The six-game tournament is sponsored by Manhattan-based X3D Technologies Corp., makers of a software that, together with futuristic wraparound eyeglasses, makes computer images appear to leap from the screen.

X3D Chief Executive Elliot Klein said it was nobody's wish to go head to head with the biggest television event of the year, but with Kasparov's tight travel schedule and after several postponements, "the only time to get it done was on Super Bowl Sunday."

The tournament will be Webcast on X3D's Internet site (www.x3dworld.com) and on America Online.

Kasparov stands to pocket $800,000 if he wins, $500,000 if not. To put that in perspective, the top prize would buy 12 seconds of television air time during the Super Bowl, where half-minute ads go for $2 million.

The stakes may be different, but some story lines are similar.

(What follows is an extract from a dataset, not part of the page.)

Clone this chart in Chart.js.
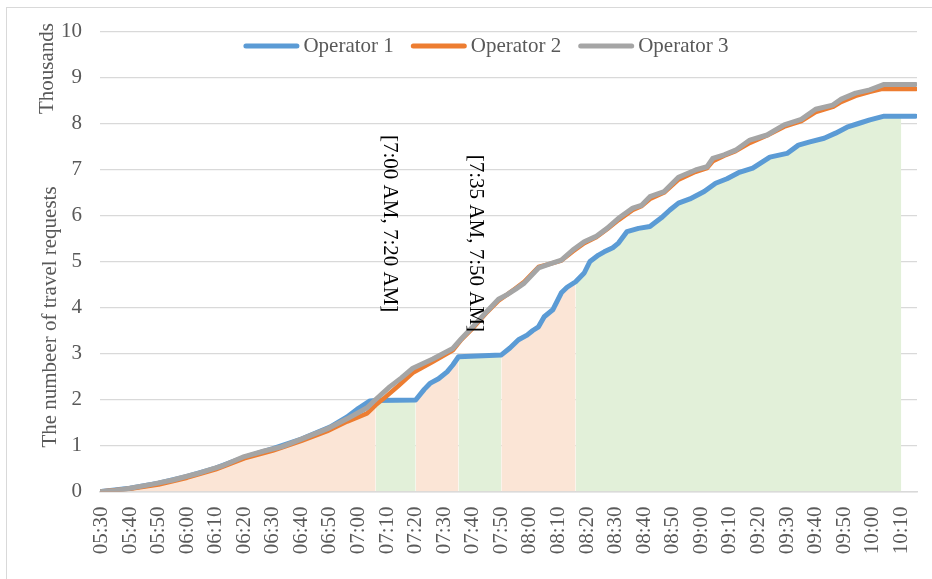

The Super Bowl is something of a grudge match, with John Gruden, the volatile coach of the Tampa Bay Buccaneers, looking to knock off the Oakland Raiders, the team he was coaching last year.

The chess tourney's grudge story has Kasparov looking to avenge his 1997 loss to Deep Blue, an earlier computer programmed by some of the people behind Deep Junior.

Deep Blue's victory shocked the worlds of chess and technology. Although most experts agreed that computers eventually would beat the best human players, few expected the day to come so soon, or the victim to be Kasparov, whom many consider the greatest player ever.

Deep Junior is regarded as a craftier, more human-like opponent for Kasparov, having less of Deep Blue's brute-strength calculating power but better strategic judgment, Tamarkin said.

And although the Raiders are owned by maverick Al Davis, who has successfully sued the National Football League while shuttling his team from Oakland to Los Angeles and back again, the chess world boasts a similar maverick in World Chess Federation head Kirsan Ilyumzhinov, a millionaire businessman who is pushing to make chess an Olympic sport.

In his day job, Ilyumzhinov is president of the former Soviet republic of Kalmykia, where the predominantly Buddhist population claims descent from Genghis Khan. Among the reforms Ilyumzhinov has instituted is mandatory chess instruction in Kalmykia's schools.

At a press conference at the Athletic Club last week announcing the tournament, Ilyumzhinov dispensed with any pretense of neutrality.

"We'll be rooting for the human," he said.